Antibiotics are commonly used to treat animal diseases or added to animal feed as supplements to promote growth of food animals. However, most antibiotics are poorly metabolized by animals after ingestion, and as a result substantial amounts of antibiotics are excreted in feces (Zhu et al., 2013a; Awad et al., 2013). Consequently, soil is the primary receiver of the poorly absorbed or metabolized antibiotics through land application of manure (Chen et al., 2018). Heavy metals, such as copper (Cu), zinc (Zn), chromium (Cr) and manganese (Mn), are also widely used as feed additive in food animals (Zhang et al., 2012) for their antimicrobial and growth-stimulating effects (Hölzel et al., 2012; Deka et al., 2015; Vacchina et al., 2013). However, adsorption rates of Zn, Cu and Mn in broiler chicks were only 50–60%, 30–40% and 5–15%, respectively (Bao et al., 2010), causing high levels of heavy metals in animal manure and long-term contamination of soils (Wang et al., 2013; Yang et al., 2017a). Other nonessential elements such as cadmium (Cd), nickel (Ni), and lead (Pb) are introduced during livestock rearing, via industrial wastewater and feed pollution (Zhang et al., 2012; Wang et al., 2013).

Composting has been considered as a way of achieving stabilized substrates from animal manure which can serve as agriculture fertilizer (Gabhane et al., 2012; Ding et al., 2016a). Previous studies suggested that composting is a suitable method of eliminating antibiotics, pathogens and antibiotic resistance genes (ARGs) in manure (Chen et al., 2018; Xie et al., 2016), thereby reducing the dissemination of antibiotics and ARGs into soil environments. However, given the potential benefit of composting, there is still concern about the efficacy of the composting process of chicken manure with regard to reducing or eliminating antimicrobial resistance. The composting technique may not always be sufficient to ensure complete inactivation of pathogens and reduction in ARGs within the entire compost mass (Islam et al., 2004; Ezzariai et al., 2018). Additionally, unlike antibiotics and AGRs, heavy metals are not subject to degradation and/or removal and can become concentrated during the composting process, thus potentially representing a long-term selection pressure (Yang et al., 2017a). The presence of the antibiotics created a selection pressure that accelerated emergence of both ARGs and antibiotic resistant bacteria (ARB) in manure and manure-amended soils (Chen and Zhang, 2013; Wichmann et al., 2014). Notably, an increasing number of studies have highlighted the role of heavy metals in proliferation of antibiotic resistance through co-selection (Baker-Austin et al., 2006), and nutrients have the potential to enhance the effect of selective pressures of ARGs (Berendonk et al., 2015). Moreover, the combined effects of nutrients, heavy metals and microbial communities were observed to drive the distribution of ARGs in mariculture sediments (Zhao et al., 2017a). Thus, additional researches are needed, gathering chemical and microbiological data to better understand the interactions between various environmental factors and ARGs elimination.

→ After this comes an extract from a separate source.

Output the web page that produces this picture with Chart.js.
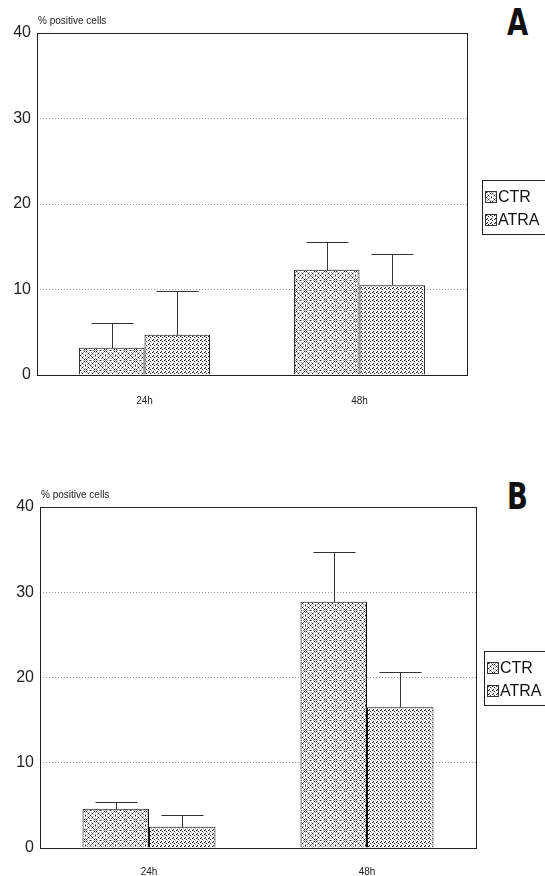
<!DOCTYPE html>
<html lang="en">
<head>
<meta charset="UTF-8">
<title>% positive cells</title>
<script src="https://cdn.jsdelivr.net/npm/chart.js"></script>
<style>
    body { margin: 0; background: #fff; width: 545px; height: 876px; position: relative; overflow: hidden;
           font-family: "Liberation Sans Narrow", "Liberation Sans", Arial, sans-serif; }
    .panel { position: absolute; left: 0; }
    .letter { position: absolute; font-weight: bold; font-size: 38px; line-height: 38px; color: #111;
              font-family: "Liberation Sans Narrow", "DejaVu Sans Condensed", sans-serif; transform: scaleX(0.8); transform-origin: left top; }
    .legend { position: absolute; border: 1px solid #222; border-right: none; background: #fff; padding: 4px 0 3px 2px; }
    .legend div { display: flex; align-items: center; font-size: 16px; height: 23px; color: #111; }
    .legend canvas { width: 10px; height: 10px; border: 1px solid #333; margin-right: 1px; }
</style>
</head>
<body>
    <div class="panel" style="top:0; width:476px; height:405px;"><canvas id="chartA" width="476" height="405"></canvas></div>
    <div class="panel" style="top:470px; width:484px; height:406px;"><canvas id="chartB" width="484" height="406"></canvas></div>

    <div class="letter" style="left:507px; top:3px;">A</div>
    <div class="letter" style="left:507px; top:477px;">B</div>

    <div class="legend" style="left:482px; top:180px; width:70px;">
        <div><canvas class="swCtr" width="10" height="10"></canvas>CTR</div>
        <div><canvas class="swAtra" width="10" height="10"></canvas>ATRA</div>
    </div>
    <div class="legend" style="left:484px; top:651px; width:70px;">
        <div><canvas class="swCtr" width="10" height="10"></canvas>CTR</div>
        <div><canvas class="swAtra" width="10" height="10"></canvas>ATRA</div>
    </div>

<script>
    const categories = ['24h', '48h']
    const yTicks = [0, 10, 20, 30, 40]
    const seriesNames = ['CTR', 'ATRA']

    // panel A
    const ctrA = [3.2, 12.3]
    const ctrAErr = [2.9, 3.3]
    const atraA = [4.7, 10.5]
    const atraAErr = [5.1, 3.7]

    // panel B
    const ctrB = [4.6, 28.9]
    const ctrBErr = [0.8, 5.8]
    const atraB = [2.5, 16.5]
    const atraBErr = [1.4, 4.1]

    const axisFont = '"Liberation Sans Narrow", "Liberation Sans", Arial, sans-serif'

    // stippled fills like the printed figure
    const makePattern = (kind) => {
        const c = document.createElement('canvas')
        const s = kind === 'ctr' ? 10 : 4
        c.width = s; c.height = s
        const g = c.getContext('2d')
        g.fillStyle = '#fff'
        g.fillRect(0, 0, s, s)
        if (kind === 'ctr') {
            g.fillStyle = '#999'
            for (let i = 0; i < s; i += 2) for (let j = 0; j < s; j += 2) g.fillRect(i + 1, j, 1, 1)
            g.fillStyle = '#111'
            // diamond lattice
            for (let k = 0; k < s; k += 1) {
                if (k % 2) continue
                g.fillRect(k, (5 + k) % s, 1, 1)
                g.fillRect(k, (5 - k + s) % s, 1, 1)
            }
            g.fillRect(5, 5, 1, 1)
            g.fillRect(0, 0, 1, 1)
        } else {
            g.fillStyle = '#aaa'
            g.fillRect(1, 0, 1, 1); g.fillRect(3, 2, 1, 1)
            g.fillStyle = '#222'
            g.fillRect(0, 0, 1, 1); g.fillRect(2, 1, 1, 1); g.fillRect(1, 3, 1, 1)
        }
        return g.createPattern(c, 'repeat')
    }

    document.querySelectorAll('.swCtr, .swAtra').forEach(sw => {
        const g = sw.getContext('2d')
        g.fillStyle = makePattern(sw.classList.contains('swCtr') ? 'ctr' : 'atra')
        g.fillRect(0, 0, 10, 10)
    })

    const framePlugin = {
        id: 'frame',
        afterDraw(chart) {
            const a = chart.chartArea
            const ctx = chart.ctx
            ctx.save()
            ctx.strokeStyle = '#222'
            ctx.lineWidth = 1
            ctx.strokeRect(Math.round(a.left) + 0.5, Math.round(a.top) + 0.5, Math.round(a.right - a.left), Math.round(a.bottom - a.top))
            ctx.fillStyle = '#222'
            ctx.font = '10px ' + axisFont
            ctx.textBaseline = 'alphabetic'
            ctx.fillText('% positive cells', a.left + 1, a.top - 9)
            ctx.restore()
        }
    }

    const errorPlugin = {
        id: 'errorBars',
        afterDatasetsDraw(chart, args, opts) {
            const ctx = chart.ctx
            const y = chart.scales.y
            ctx.save()
            ctx.strokeStyle = '#333'
            ctx.lineWidth = 1
            chart.data.datasets.forEach((ds, di) => {
                const meta = chart.getDatasetMeta(di)
                meta.data.forEach((bar, i) => {
                    const x = Math.round(bar.x) + 0.5
                    const top = Math.round(y.getPixelForValue(ds.data[i] + opts.errors[di][i])) + 0.5
                    const base = Math.round(bar.y)
                    ctx.beginPath()
                    ctx.moveTo(x, base)
                    ctx.lineTo(x, top)
                    ctx.moveTo(x - 21, top)
                    ctx.lineTo(x + 21, top)
                    ctx.stroke()
                })
            })
            ctx.restore()
        }
    }

    const makeChart = (id, ctrVals, atraVals, errs, pad) => {
        const ctx = document.getElementById(id).getContext('2d')
        return new Chart(ctx, {
            type: 'bar',
            data: {
                labels: categories,
                datasets: [
                    {
                        label: seriesNames[0],
                        data: ctrVals,
                        backgroundColor: makePattern('ctr'),
                        borderColor: '#111',
                        borderWidth: 1
                    },
                    {
                        label: seriesNames[1],
                        data: atraVals,
                        backgroundColor: makePattern('atra'),
                        borderColor: '#111',
                        borderWidth: 1
                    }
                ]
            },
            options: {
                responsive: false,
                animation: false,
                layout: { padding: { top: pad.top, right: pad.right, left: 0, bottom: 0 } },
                datasets: { bar: { categoryPercentage: 0.61, barPercentage: 1 } },
                plugins: {
                    legend: { display: false },
                    tooltip: { enabled: false },
                    errorBars: { errors: errs }
                },
                scales: {
                    x: {
                        grid: { display: false },
                        border: { display: false },
                        ticks: { color: '#222', font: { family: axisFont, size: 10 }, padding: pad.xPad },
                        afterFit: s => { s.height = pad.xH }
                    },
                    y: {
                        min: 0,
                        max: 40,
                        afterBuildTicks: s => { s.ticks = yTicks.map(v => ({ value: v })) },
                        grid: { color: '#999', drawTicks: false, lineWidth: 1 },
                        border: { display: false, dash: [1, 2] },
                        ticks: { color: '#222', font: { family: axisFont, size: 16 }, padding: 6 },
                        afterFit: s => { s.width = pad.yW }
                    }
                }
            },
            plugins: [errorPlugin, framePlugin]
        })
    }

    makeChart('chartA', ctrA, atraA, [ctrAErr, atraAErr], { top: 33, right: 9, xH: 30, xPad: 12, yW: 37 })
    makeChart('chartB', ctrB, atraB, [ctrBErr, atraBErr], { top: 37, right: 8, xH: 28, xPad: 10, yW: 40 })
</script>
</body>
</html>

The composting process involves numerous interacting factors including nutrients, moisture, temperature and diverse bacteria (Li et al., 2014), with bacterial succession playing a role in material transformation and maturity during the composting process (Zhong et al., 2018). Bacterial diversity varied at the thermophilic and maturity phase of composting (Wang et al., 2017), and bacterial community composition during composting could be also driven by alterations in the environmental condition (Sun et al., 2012). However, there is still a limited understanding of the associations between bacterial populations and the environment factors of composting process, including nutrients, heavy metals and antibiotic levels and how these factors affect ARG mitigation during chicken manure composting and after fertilization in soil.

Here, bacterial community dynamics and diversity were monitored throughout the composting processes using high-throughput sequencing. The effect of environmental factors on bacterial communities and relative abundances of ARGs was also determined. Our goal was to investigate the interaction among bacterial community, nutrients, heavy metals, antibiotics, and ARGs during the composting process and in soil after fertilization.